Kahan summation is a great example where fastmath can wreak havok, but FMA alone is not the problem. Rather, the problem is the reassocation enabled using the other fastmath flags.

If you want a case where FMA alone is undesirable, look no further than complex arithmetic:

julia> x = Complex(0.1,0.2)
0.1 + 0.2im

julia> x*x'
0.05000000000000001 + 0.0im

julia> @fastmath x*x'
0.05000000000000001 - 1.6653345369377347e-18im

Yes, here I also just applied @fastmath because I am lazy, but the issue in this case arises purely from the application of FMA and not from additional reassociations.

We all know that imag(x*y) == real(x)*imag(y) + imag(x)*real(y). But when we permit this to be replaced by fma(real(x), imag(y), imag(x)*real(y), we lose the precise cancellation we were counting on to deliver a zero imaginary component when multiplying conjugate pairs.

FMA is probably the single weakest fastmath optimization. It can, at best, change 2 instructions into 1. It cannot eliminate entire subexpressions, branches, or other blocks of code.

A dot product on my x86-64 usually requires a load, multiply, and add (i.e., 3 instructions – the load is required because only one operand can be from memory) for each operand pair, plus loop overhead. FMA reduces this to just a load and an FMA. I usually see 3 instructions of loop overhead, so at 4x unrolling (with or without SIMD) it changes a 15 instruction loop to 11 for a 37% increase in throughput (assuming all instructions are equal, which isn’t so far off for the ones used in a dot product). With grotesque levels of unrolling, FMA could approach 50% additional throughput. However, this operation is memory-bound even before FMA so practical speedups are much smaller once the data is out of cache. Still, FMA can at least offer speedups in compute-bound situations. But these compute-bound calculations are usually not built purely of FMAs so you still can’t realize the full theoretical 2x speedup. EDIT: matrix-matrix multiplication is a ubiquitous example of a FMA-heavy, compute-bound calculation where this full speedup can be realized – see discussion in later posts.

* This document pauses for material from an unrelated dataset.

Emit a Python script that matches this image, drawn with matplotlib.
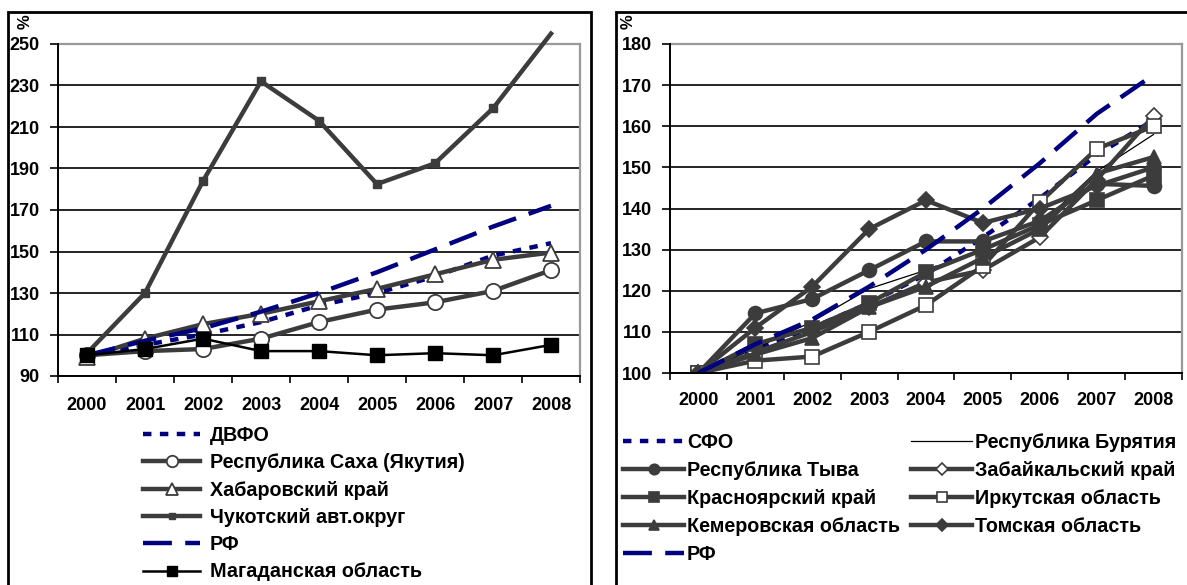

While FMA is specified in IEEE754 standard, it is not required (or as far as I can tell, even suggested) to enable floating point contractions by default. This is a purely language-level decision. Do note, however, that FMA breaks associativity rules (usually left-to-right) within most languages.

mikmoore · June 22, 2023, 4:08pm

fma is literally required to return the result of a fused multiply-add with the rounding it entails. If a system does not have native FMA (e.g., the 2008 laptop I have limping around somewhere…) then it will painstakingly emulate the instruction (see @edit Base.fma_emulated(1.0,2.0,3.0)) to produce the equivalent result. Emulated FMA is more than 30x slower than unfused mul-add on my machine.

muladd is more flexible. It permits FMA, but does not require it. Whether it does is up to the compiler. I guess in your case it decided not to.

Use fma if you require the rounding semantics. Otherwise, use muladd if you want the compiler to have the option to try to speed things up.

Note that, in your example, you had already computed a*b when you compared a*b >= c. The compiler probably noticed this and recycled the a*b calculation in the muladd below. This means it only needed to do an + to that previous result to complete the muladd. It preferred this over starting from scratch to do a fma. Perhaps if you removed the assert line, so that it didn’t need to compute a*b earlier, it would have used an fma later? But I don’t know why it didn’t do the same with the @fastmath version, so clearly this explanation is incomplete.

GLOBEX_CORP · June 22, 2023, 5:11pm

Thank you for this post. Admittedly I am learning a lot reading all of the posts in this thread.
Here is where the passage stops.